Source code of charts:
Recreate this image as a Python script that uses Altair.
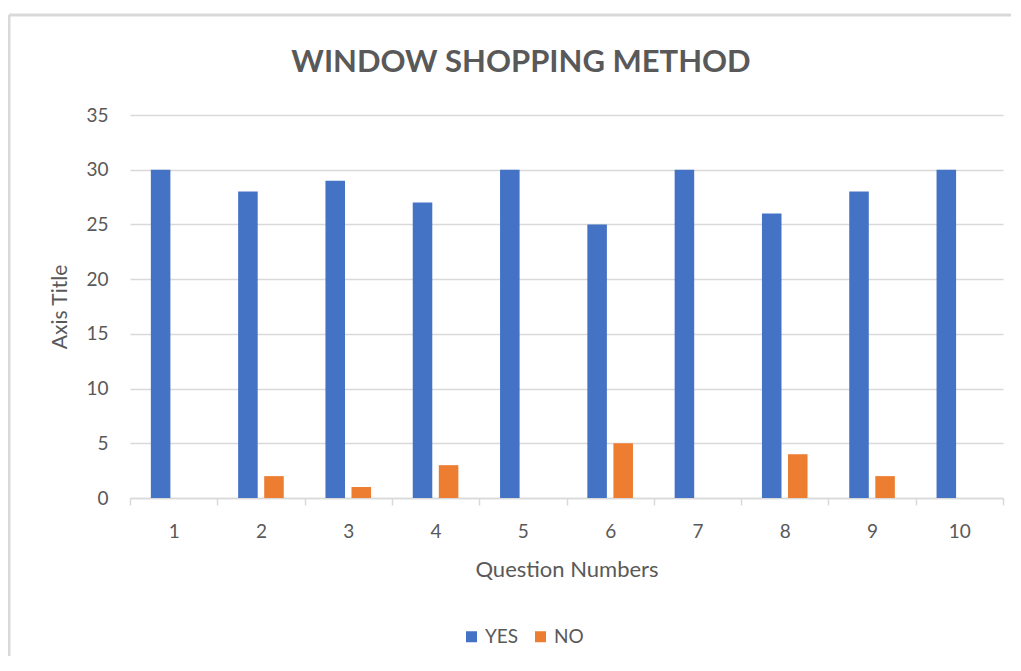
import altair as alt
import pandas as pd

questions = ["1", "2", "3", "4", "5", "6", "7", "8", "9", "10"]
yes_values = [30, 28, 29, 27, 30, 25, 30, 26, 28, 30]
no_values = [0, 2, 1, 3, 0, 5, 0, 4, 2, 0]
series = ["YES", "NO"]
colors = ["#4472C4", "#ED7D31"]
y_ticks = [0, 5, 10, 15, 20, 25, 30, 35]
chart_title = "WINDOW SHOPPING METHOD"

rows = []
for q, yv, nv in zip(questions, yes_values, no_values):
    rows.append({"question": q, "answer": "YES", "count": yv})
    rows.append({"question": q, "answer": "NO", "count": nv})
df = pd.DataFrame(rows)

FONT = "Lato"
GRAY = "#595959"
W, H = 873, 383

bars = alt.Chart(df).mark_bar().encode(
    x=alt.X(
        "question:O",
        sort=questions,
        scale=alt.Scale(paddingInner=0, paddingOuter=0),
        axis=alt.Axis(
            title="Question Numbers",
            labelAngle=0,
            tickBand="extent",
            tickSize=7,
            tickColor="#d9d9d9",
            tickWidth=1.5,
            domainColor="#d9d9d9",
            domainWidth=1.5,
            labelPadding=17,
            labelFontSize=19,
            labelColor=GRAY,
            labelFont=FONT,
            titleFont=FONT,
            titleFontSize=22,
            titleFontWeight="normal",
            titleColor=GRAY,
            titleY=71,
            titleBaseline="middle",
            grid=False,
        ),
    ),
    xOffset=alt.XOffset(
        "answer:N",
        sort=series,
        scale=alt.Scale(paddingInner=0.25, paddingOuter=0.8),
    ),
    y=alt.Y(
        "count:Q",
        scale=alt.Scale(domain=[0, 35], nice=False),
        axis=alt.Axis(
            title="Axis Title",
            values=y_ticks,
            domain=False,
            ticks=False,
            gridColor="#d9d9d9",
            gridWidth=1.5,
            labelPadding=22,
            labelFontSize=19,
            labelColor=GRAY,
            labelFont=FONT,
            titleFont=FONT,
            titleFontSize=21,
            titleFontWeight="normal",
            titleColor=GRAY,
            titleX=-70,
            titleY=H / 2,
            titleBaseline="middle",
        ),
    ),
    color=alt.Color(
        "answer:N",
        sort=series,
        scale=alt.Scale(domain=series, range=colors),
        legend=alt.Legend(
            title=None,
            orient="none",
            direction="horizontal",
            legendX=332,
            legendY=512,
            symbolType="square",
            symbolSize=121,
            symbolStrokeWidth=0,
            symbolOpacity=1,
            labelFont=FONT,
            labelFontSize=19,
            labelColor=GRAY,
            columnPadding=12,
            labelOffset=4,
        ),
    ),
)

one = alt.Data(values=[{}])
border_top = alt.Chart(one).mark_rule(color="#d9d9d9", strokeWidth=3).encode(
    x=alt.value(-121), x2=alt.value(W + 20), y=alt.value(-100)
)
border_left = alt.Chart(one).mark_rule(color="#d9d9d9", strokeWidth=3).encode(
    x=alt.value(-121), y=alt.value(-100), y2=alt.value(H + 170)
)
title_text = alt.Chart(one).mark_text(
    font=FONT, fontSize=31, fontWeight="bold", color=GRAY,
    align="center", baseline="alphabetic",
).encode(
    text=alt.value(chart_title), x=alt.value(391), y=alt.value(-43)
)

chart = alt.layer(border_top, border_left, title_text, bars).properties(
    width=W,
    height=H,
    autosize=alt.AutoSizeParams(type="none"),
    padding={"left": 122, "top": 107, "right": 8, "bottom": 158},
).configure_view(stroke=None)

chart.save("out.html", embed_options={"renderer": "svg", "actions": False})
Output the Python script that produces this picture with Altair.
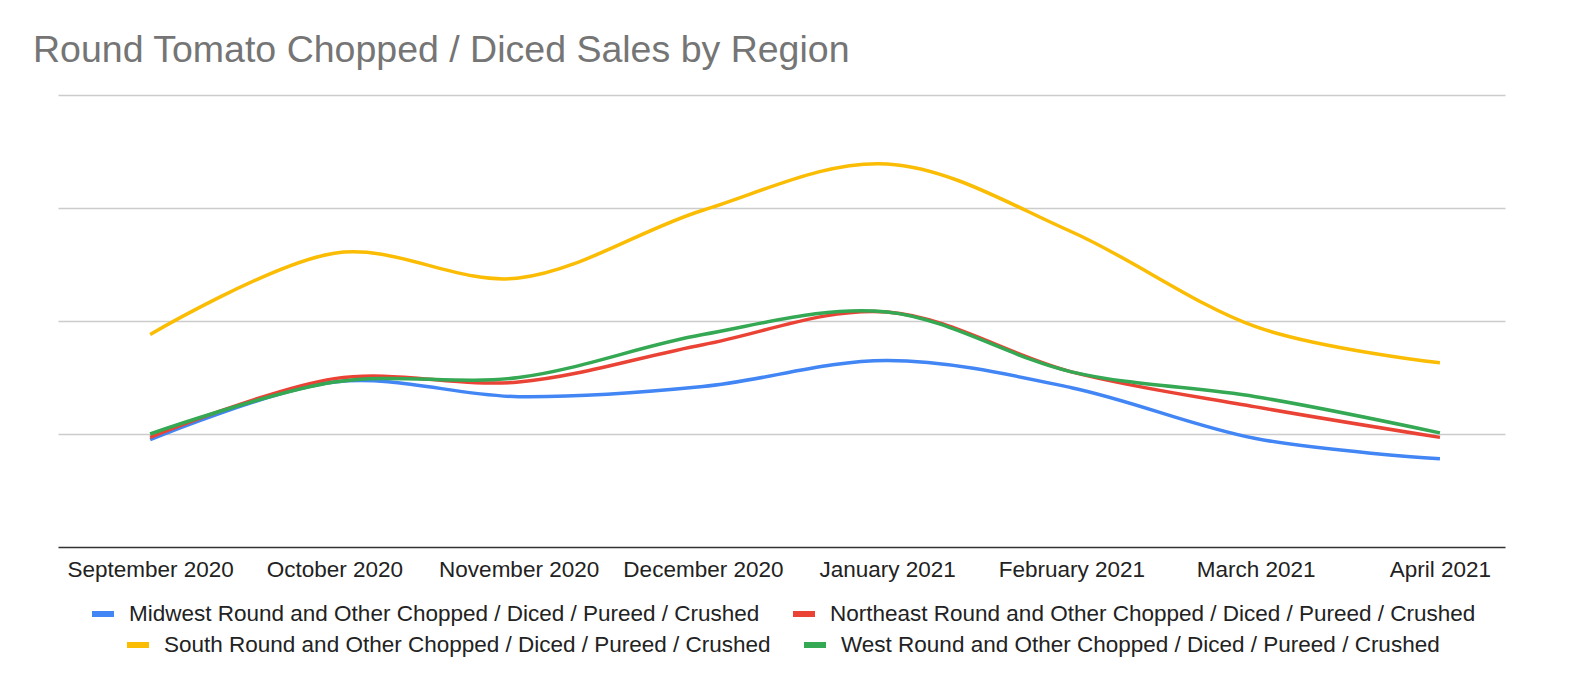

• [Task brief]
Would you mind returning each entry above word for word, skipping the images?

• [Answer for this exercise]
Recreate this image as a Python script that uses Altair.
import altair as alt
import pandas as pd

questions = ["1", "2", "3", "4", "5", "6", "7", "8", "9", "10"]
yes_values = [30, 28, 29, 27, 30, 25, 30, 26, 28, 30]
no_values = [0, 2, 1, 3, 0, 5, 0, 4, 2, 0]
series = ["YES", "NO"]
colors = ["#4472C4", "#ED7D31"]
y_ticks = [0, 5, 10, 15, 20, 25, 30, 35]
chart_title = "WINDOW SHOPPING METHOD"

rows = []
for q, yv, nv in zip(questions, yes_values, no_values):
    rows.append({"question": q, "answer": "YES", "count": yv})
    rows.append({"question": q, "answer": "NO", "count": nv})
df = pd.DataFrame(rows)

FONT = "Lato"
GRAY = "#595959"
W, H = 873, 383

bars = alt.Chart(df).mark_bar().encode(
    x=alt.X(
        "question:O",
        sort=questions,
        scale=alt.Scale(paddingInner=0, paddingOuter=0),
        axis=alt.Axis(
            title="Question Numbers",
            labelAngle=0,
            tickBand="extent",
            tickSize=7,
            tickColor="#d9d9d9",
            tickWidth=1.5,
            domainColor="#d9d9d9",
            domainWidth=1.5,
            labelPadding=17,
            labelFontSize=19,
            labelColor=GRAY,
            labelFont=FONT,
            titleFont=FONT,
            titleFontSize=22,
            titleFontWeight="normal",
            titleColor=GRAY,
            titleY=71,
            titleBaseline="middle",
            grid=False,
        ),
    ),
    xOffset=alt.XOffset(
        "answer:N",
        sort=series,
        scale=alt.Scale(paddingInner=0.25, paddingOuter=0.8),
    ),
    y=alt.Y(
        "count:Q",
        scale=alt.Scale(domain=[0, 35], nice=False),
        axis=alt.Axis(
            title="Axis Title",
            values=y_ticks,
            domain=False,
            ticks=False,
            gridColor="#d9d9d9",
            gridWidth=1.5,
            labelPadding=22,
            labelFontSize=19,
            labelColor=GRAY,
            labelFont=FONT,
            titleFont=FONT,
            titleFontSize=21,
            titleFontWeight="normal",
            titleColor=GRAY,
            titleX=-70,
            titleY=H / 2,
            titleBaseline="middle",
        ),
    ),
    color=alt.Color(
        "answer:N",
        sort=series,
        scale=alt.Scale(domain=series, range=colors),
        legend=alt.Legend(
            title=None,
            orient="none",
            direction="horizontal",
            legendX=332,
            legendY=512,
            symbolType="square",
            symbolSize=121,
            symbolStrokeWidth=0,
            symbolOpacity=1,
            labelFont=FONT,
            labelFontSize=19,
            labelColor=GRAY,
            columnPadding=12,
            labelOffset=4,
        ),
    ),
)

one = alt.Data(values=[{}])
border_top = alt.Chart(one).mark_rule(color="#d9d9d9", strokeWidth=3).encode(
    x=alt.value(-121), x2=alt.value(W + 20), y=alt.value(-100)
)
border_left = alt.Chart(one).mark_rule(color="#d9d9d9", strokeWidth=3).encode(
    x=alt.value(-121), y=alt.value(-100), y2=alt.value(H + 170)
)
title_text = alt.Chart(one).mark_text(
    font=FONT, fontSize=31, fontWeight="bold", color=GRAY,
    align="center", baseline="alphabetic",
).encode(
    text=alt.value(chart_title), x=alt.value(391), y=alt.value(-43)
)

chart = alt.layer(border_top, border_left, title_text, bars).properties(
    width=W,
    height=H,
    autosize=alt.AutoSizeParams(type="none"),
    padding={"left": 122, "top": 107, "right": 8, "bottom": 158},
).configure_view(stroke=None)

chart.save("out.html", embed_options={"renderer": "svg", "actions": False})
Output the Python script that produces this picture with Altair.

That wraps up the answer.